The DS rule of combination is a powerfully inclusive tool of probabilistic analysis, with potentially important applications to probabilistic climate prediction. In particular, I hypothesize that DS-style probabilities of “don’t know” could come to be a basic way to separate unpredictable from predictable aspects of climate change. From the DS perspective, Bayesian inference cannot do this in a satisfactory way. An simple illustration may help to support my argument. It is easy to find on the web beautiful discussions and simulations of simple chaotic systems, beginning from the simple 3D model popularized by the late Ed Lorenz. The basic problem is that small perturbations in initial conditions often grow into large perturbations over “time”. A Bayesian approach puts a prior on the initial position, which may be tiny, yet soon is projected forward to a much more spread out marginal distribution. The result is typically a limiting predictive distribution over the whole system. In a weaker DS framework, the prior may simply be a small region about initial point, where you “don’t know” where the true initial condition is in the small region, i.e., you have r = 1 for the (p, q, r) of that region. As time progresses, your predicted “don’t know” region with r = 1 grows, possibly taking over the whole system. It looks to me pretty obvious that the DS option of a logical (i.e., nonprobabilistic) analysis is needed to represent the fade-out of predictability for chaotic systems. Additive Bayesian predictive posterior distributions are unable to function in this way.
The Problem of “Complex Systems”
Climate prediction not only has the problem of nonlinearity in dynamical systems, but also shares with the analysis of typical real complex systems the equally great trouble associated with the presence of a huge panoply of variables, subsystems, and possible feedbacks in play. I remember Rol Madden commenting, back in the 90s when I used to visit NCAR, that it would be a sheer accident if numerical experiments with GCMs were to give credible quantitative representations of the real climate, presumably including future effects of increasing GHG concentrations.
Suppose that the system was defined at the outset to include the full carbon and hydrological systems. Then add atmospheric and ocean chemistry, and then living and breathing systems everywhere.
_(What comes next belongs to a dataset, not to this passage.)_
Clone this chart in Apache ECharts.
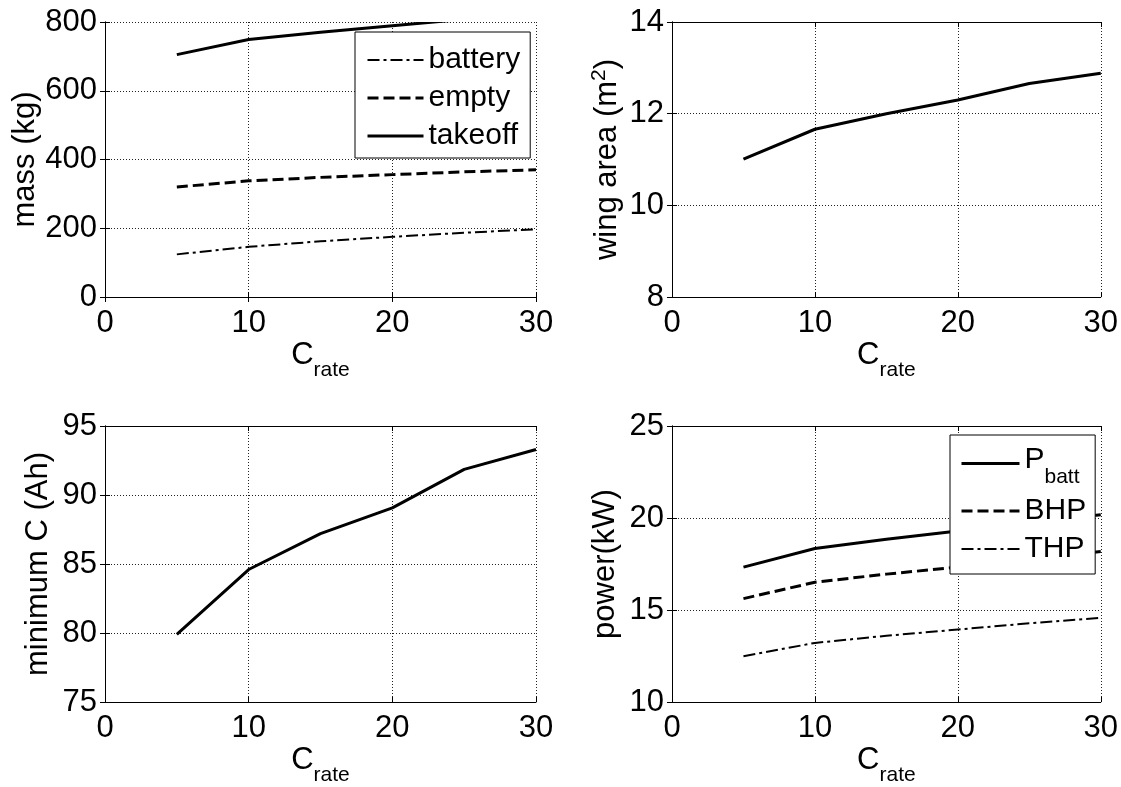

Much “don’t know” abounds simply about the present and recent past, let alone the fundamental problem of getting quantitative about the future.
What does this say about research priorities? Given the real climate system, characterized not only by fundamental “don’t know” coming from dynamical nonlinearities, but also fundamental “don’t know” coming simply from an inability to supply meaningful evidence-based priors in the presence of complexity, I believe that communities faced with needs for real predictions of complex systems should be investing in models of probabilistic prediction that provide measures of the type of “don’t know” described by Keynes, including the DS approach as a leading candidate for numerical implementations.
JC comments: there are some powerful and new ideas here of relevance to climate modeling, notably the formal inclusion of “I don’t know”. I don’t quite understand all of this or how it might work in the context of climate modeling, I look forward to your interpretations and discussion.